Contratti e retribuzioni: un tema delicato che può avere effetti significativi in termini di politiche aziendali, soprattutto per le aziende che muovono i primi passi all’estero. Se manca un preciso quadro normativo, da applicare al mercato europeo, tuttavia, le ripercussioni possono essere molto gravi.
In questi giorni la questione è tornata alla ribalta, rispolverando un problema annoso: da diverso tempo, infatti, dal Parlamento Europeo arriva la richiesta di garantire la piena applicazione della Direttiva 96/71/CE soprattutto in relazione alle modalità di retribuzione dei dipendenti che si trovino ad operare all’estero. In particolare, la questione sul tappeto è se sia il caso o meno di “distaccare la retribuzione dei lavoratori nell’ambito della prestazione di servizi”, per proteggerli dal dumping sociale, ossia il mancato rispetto delle leggi e dei contratti di lavoro.
A far discutere in questo periodo sarebbe una sentenza riguardante l’interpretazione proprio della Direttiva 96/71/CE che si rifà all’art.49 del Trattato istitutivo della Comunità europea. Ebbene, secondo alcuni, essa incoraggerebbe il dumping sociale.
Lo scorso giovedì 3 aprile 2008, infatti, la Corte Europea di Giustizia – richiamandosi alla libera prestazione dei servizi – si è espressa in difesa del salario inferiore agli stranieri, legittimando così l’assunzione dei dipendenti stranieri con un salario più basso rispetto a quello minimo previsto dal contratto collettivo vigente nel Paese d’origine.
Ma facciamo un passo indietro e vediamo cosa è successo.

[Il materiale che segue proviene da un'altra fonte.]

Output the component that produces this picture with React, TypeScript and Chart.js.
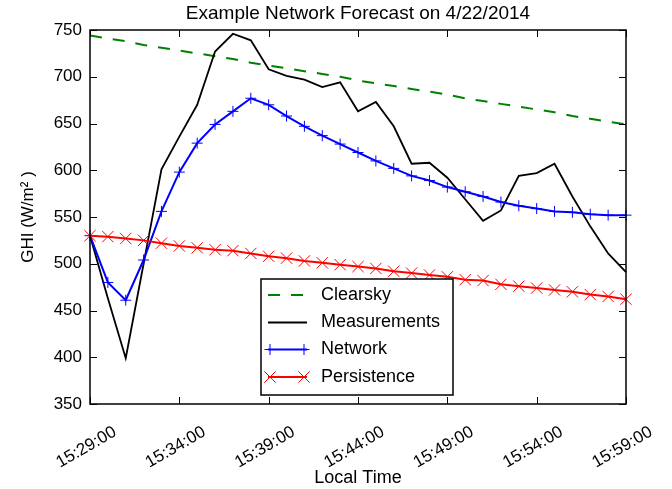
import React, { useEffect, useRef } from 'react';
import { Chart, registerables } from 'chart.js';

Chart.register(...registerables);

const FONT = '"Liberation Sans", Arial, Helvetica, sans-serif';

const times = [
  '15:29:00', '15:30:00', '15:31:00', '15:32:00', '15:33:00', '15:34:00', '15:35:00', '15:36:00',
  '15:37:00', '15:38:00', '15:39:00', '15:40:00', '15:41:00', '15:42:00', '15:43:00', '15:44:00',
  '15:45:00', '15:46:00', '15:47:00', '15:48:00', '15:49:00', '15:50:00', '15:51:00', '15:52:00',
  '15:53:00', '15:54:00', '15:55:00', '15:56:00', '15:57:00', '15:58:00', '15:59:00',
];
const xTickLabels = ['15:29:00', '15:34:00', '15:39:00', '15:44:00', '15:49:00', '15:54:00', '15:59:00'];

const clearsky = [
  744, 741, 738, 734, 731, 728, 725, 722, 719, 715, 712, 709, 706, 703, 700, 696,
  693, 690, 687, 684, 681, 677, 674, 671, 668, 665, 662, 658, 655, 652, 649,
];
const measurements = [
  530, 463, 399, 500, 601, 636, 670, 727, 746, 739, 708, 701, 697, 689, 694, 663,
  673, 647, 607, 608, 592, 569, 546, 557, 594, 597, 607, 572, 540, 511, 491,
];
const network = [
  530, 480, 461, 504, 556, 598, 629, 649, 663, 677, 670, 658, 647, 637, 628, 619,
  610, 602, 594, 589, 582, 577, 572, 566, 562, 559, 556, 555, 553, 552, 552,
];
const persistence = [
  530, 529, 527, 525, 522, 519, 517, 515, 514, 511, 508, 506, 503, 501, 499, 497,
  495, 492, 490, 488, 486, 483, 482, 478, 476, 474, 472, 470, 467, 465, 462,
];

const yMin = 350;
const yMax = 750;
const yStep = 50;

const titleText = 'Example Network Forecast on 4/22/2014';
const xTitle = 'Local Time';
const yTitle = 'GHI (W/m\u00B2 )';

const decorPlugin = {
  id: 'decor',
  afterDraw(chart: any) {
    const { ctx, chartArea: a, scales } = chart;
    ctx.save();
    // inward ticks
    const tl = 7;
    ctx.strokeStyle = '#000';
    ctx.lineWidth = 1;
    ctx.beginPath();
    const xs = scales.x;
    xs.ticks.forEach((t: any, i: number) => {
      const lab = chart.data.labels[t.value];
      if (!xTickLabels.includes(lab)) return;
      const px = Math.round(xs.getPixelForTick(i)) + 0.5;
      ctx.moveTo(px, a.bottom);
      ctx.lineTo(px, a.bottom - tl);
      ctx.moveTo(px, a.top);
      ctx.lineTo(px, a.top + tl);
    });
    const ys = scales.y;
    ys.ticks.forEach((t: any, i: number) => {
      const py = Math.round(ys.getPixelForTick(i)) + 0.5;
      ctx.moveTo(a.left, py);
      ctx.lineTo(a.left + tl, py);
      ctx.moveTo(a.right, py);
      ctx.lineTo(a.right - tl, py);
    });
    ctx.stroke();
    // frame
    ctx.lineWidth = 1.5;
    ctx.strokeRect(a.left, a.top, a.right - a.left, a.bottom - a.top);

    // title
    ctx.fillStyle = '#000';
    ctx.font = `19px ${FONT}`;
    ctx.textAlign = 'center';
    ctx.textBaseline = 'middle';
    ctx.fillText(titleText, (a.left + a.right) / 2, 14);

    // legend
    const L = a.left + 171;
    const T = a.top + 249;
    const W = 192;
    const H = 116;
    ctx.fillStyle = '#fff';
    ctx.fillRect(L, T, W, H);
    ctx.lineWidth = 1.5;
    ctx.strokeStyle = '#000';
    ctx.strokeRect(L, T, W, H);
    const rows = [16, 43.5, 70.5, 98];
    chart.data.datasets.forEach((ds: any, k: number) => {
      const y = T + rows[k];
      const x0 = L + 7;
      const x1 = L + 46;
      ctx.save();
      ctx.strokeStyle = ds.borderColor;
      ctx.lineWidth = ds.borderWidth;
      ctx.setLineDash(ds.borderDash || []);
      ctx.beginPath();
      ctx.moveTo(x0, y);
      ctx.lineTo(x1, y);
      ctx.stroke();
      ctx.setLineDash([]);
      if (ds.pointRadius > 0) {
        ctx.lineWidth = ds.pointBorderWidth;
        ctx.strokeStyle = ds.pointBorderColor;
        [L + 9, L + 43].forEach((mx) => {
          const r = ds.pointRadius;
          ctx.beginPath();
          if (ds.pointStyle === 'cross') {
            ctx.moveTo(mx - r, y);
            ctx.lineTo(mx + r, y);
            ctx.moveTo(mx, y - r);
            ctx.lineTo(mx, y + r);
          } else {
            const d = r * Math.SQRT1_2;
            ctx.moveTo(mx - d, y - d);
            ctx.lineTo(mx + d, y + d);
            ctx.moveTo(mx + d, y - d);
            ctx.lineTo(mx - d, y + d);
          }
          ctx.stroke();
        });
      }
      ctx.restore();
      ctx.fillStyle = '#000';
      ctx.font = `18px ${FONT}`;
      ctx.textAlign = 'left';
      ctx.textBaseline = 'middle';
      ctx.fillText(ds.label, L + 60, y);
    });
    ctx.restore();
  },
};

export default function App() {
  const ref = useRef<HTMLCanvasElement | null>(null);
  useEffect(() => {
    if (!ref.current) return;
    const chart = new Chart(ref.current, {
      type: 'line',
      data: {
        labels: times,
        datasets: [
          {
            label: 'Clearsky',
            data: clearsky,
            borderColor: '#008000',
            borderDash: [12, 11],
            borderWidth: 2,
            pointRadius: 0,
            order: 4,
          },
          {
            label: 'Measurements',
            data: measurements,
            borderColor: '#000000',
            borderWidth: 1.8,
            pointRadius: 0,
            order: 3,
          },
          {
            label: 'Network',
            data: network,
            borderColor: '#0000ff',
            borderWidth: 2,
            pointStyle: 'cross',
            pointRadius: 5.5,
            pointBorderColor: '#0000ff',
            pointBorderWidth: 1,
            order: 2,
          },
          {
            label: 'Persistence',
            data: persistence,
            borderColor: '#ff0000',
            borderWidth: 2,
            pointStyle: 'crossRot',
            pointRadius: 8,
            pointBorderColor: '#ff0000',
            pointBorderWidth: 1,
            order: 1,
          },
        ],
      } as any,
      options: {
        animation: false,
        responsive: false,
        layout: { padding: { top: 30, right: 46, left: 0, bottom: 0 } },
        plugins: {
          legend: { display: false },
          title: { display: false },
          tooltip: { enabled: false },
        },
        elements: { line: { tension: 0 } },
        scales: {
          x: {
            type: 'category',
            offset: false,
            grid: { display: false, drawTicks: false },
            border: { display: false },
            ticks: {
              autoSkip: false,
              minRotation: 30,
              maxRotation: 30,
              padding: 18,
              labelOffset: 25,
              color: '#000',
              font: { family: FONT, size: 17 },
              callback: (_v: any, i: number) => (xTickLabels.includes(times[i]) ? times[i] : null),
            },
            title: {
              display: true,
              text: xTitle,
              color: '#000',
              font: { family: FONT, size: 18 },
              padding: { top: 0, bottom: 0 },
            },
            afterFit: (s: any) => {
              s.height = 85;
            },
          },
          y: {
            min: yMin,
            max: yMax,
            grid: { display: false, drawTicks: false },
            border: { display: false },
            ticks: {
              stepSize: yStep,
              padding: 8,
              color: '#000',
              font: { family: FONT, size: 17 },
            },
            title: {
              display: true,
              text: yTitle,
              color: '#000',
              font: { family: FONT, size: 17 },
              padding: { top: 18, bottom: 0 },
            },
            afterFit: (s: any) => {
              s.width = 90;
            },
          },
        },
      } as any,
      plugins: [decorPlugin],
    });
    return () => chart.destroy();
  }, []);
  return (
    <div style={{ position: 'fixed', left: 0, top: 0, width: 672, height: 489, background: '#fff' }}>
      <canvas ref={ref} width={672} height={489} />
    </div>
  );
}
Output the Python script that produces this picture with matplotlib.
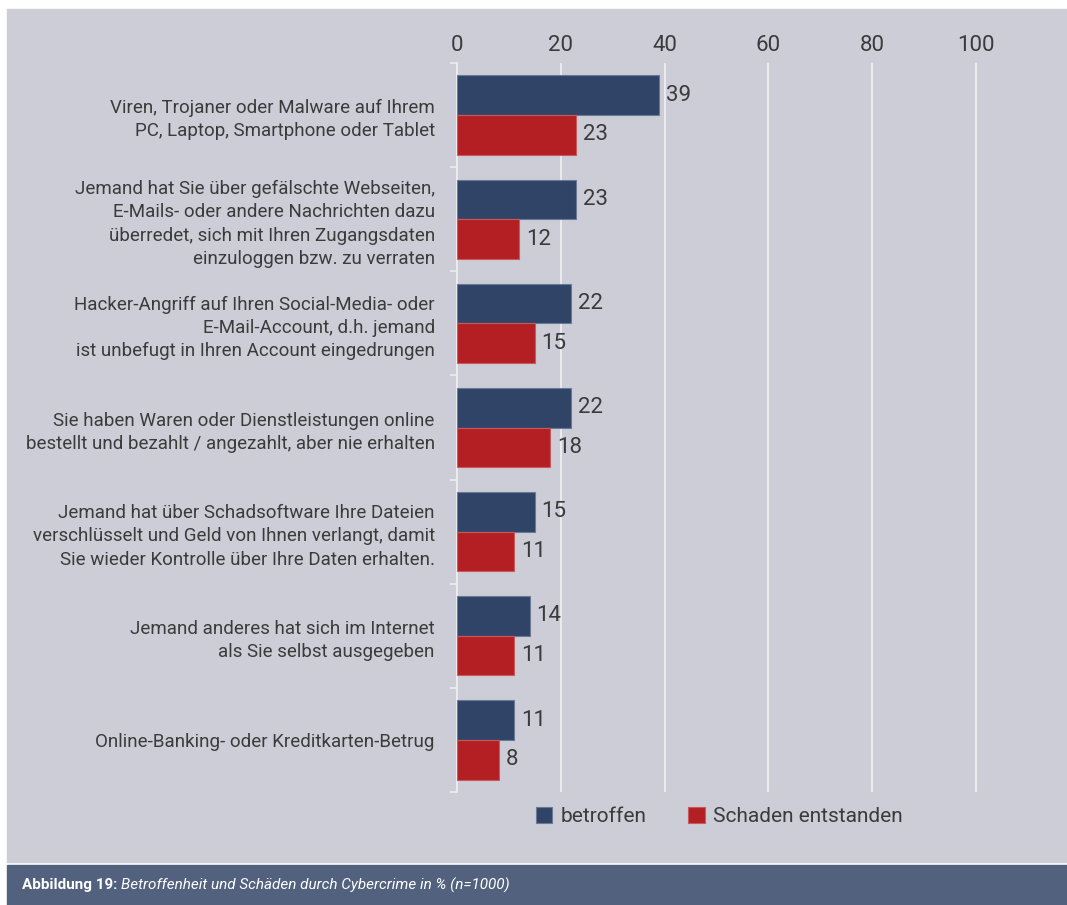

Una società edile tedesca (Objekt und Bauregie), dopo aver vinto l'appalto pubblico per la costruzione di un carcere a Gottingen-Rosdorf nella Bassa Sassonia ed esser ricorsa in subappalto per una parte dei lavori a un’impresa polacca, ha denunciato quest'ultima a causa della retribuzione. Gli operai ricevevano infatti un salario inferiore di circa la metà (46,5%) rispetto alla retribuzione minima prevista dal contratto collettivo del Land Bassa Sassonia, mentre una delle condizioni per ottenere l’appalto era proprio quella di pagare ai propri addetti salari almeno pari al minimo previsto.
Il Land Bassa Sassonia si è dunque appellato alla Corte di giustizia europea avanzando la richiesta che l’impresa subappaltatrice polacca venisse condannata al pagamento di una penale di 85.000 euro prevista in caso di mancato rispetto delle condizioni (ovvero l’1% del valore dell’appalto) per la violazione all’obbligo relativo alle retribuzioni.
Ma la giustizia europea non è stata della stessa opinione e non gli ha dato ragione, legittimando dunque l'azienda polacca a pagare i propri impiegati distaccati in Germania meno di quanto preveda il salario minimo previsto dalla contrattazione collettiva applicabile.
La giustificazione a tale decisione è stata che il livello salariale fissato da una convenzione collettiva che non è stata dichiarata d’applicazione generale, quindi non può essere imposto attraverso una misura legislativa di uno Stato membro ai prestatori di servizi transnazionali che distaccano dei loro agenti sul territorio di quello stesso Stato membro.
La Corte sembra così confermare l'orientamento, mostrato già in passato nelle cause di Tetra-Laval e Viking, di privilegiare la libera prestazione di servizi in tutta l’UE e rimuovere ogni ostacolo al suo esercizio.
Subito, si è sollevato il dissenso generale contro quella che viene ritenuta una tendenza della Corte Ue a considerare non applicabile ai lavoratori esteri distaccati in un Paese membro l’obbligo di rispettate le condizioni definite dalla contrattazione collettiva locale.
Opinione comune è che la Commissione dovrebbe fornire orientamenti più precisi e lo Stato membro ospitante dovrebbe quindi poter richiedere al prestatore di servizi una dichiarazione preventiva per verificare il rispetto delle condizioni occupazionali. Andrebbe anche migliorato lo scambio di informazioni fra Stati membri per rendere possibile l'applicazione efficace della direttiva del Parlamento Europeo.
Lo stesso Parlamento ha invitato tempo addietro la Commissione a sostenere attivamente la cooperazione fra organismi di controllo negli Stati membri, per mezzo di una piattaforma europea permanente che agevoli la cooperazione transfrontaliera.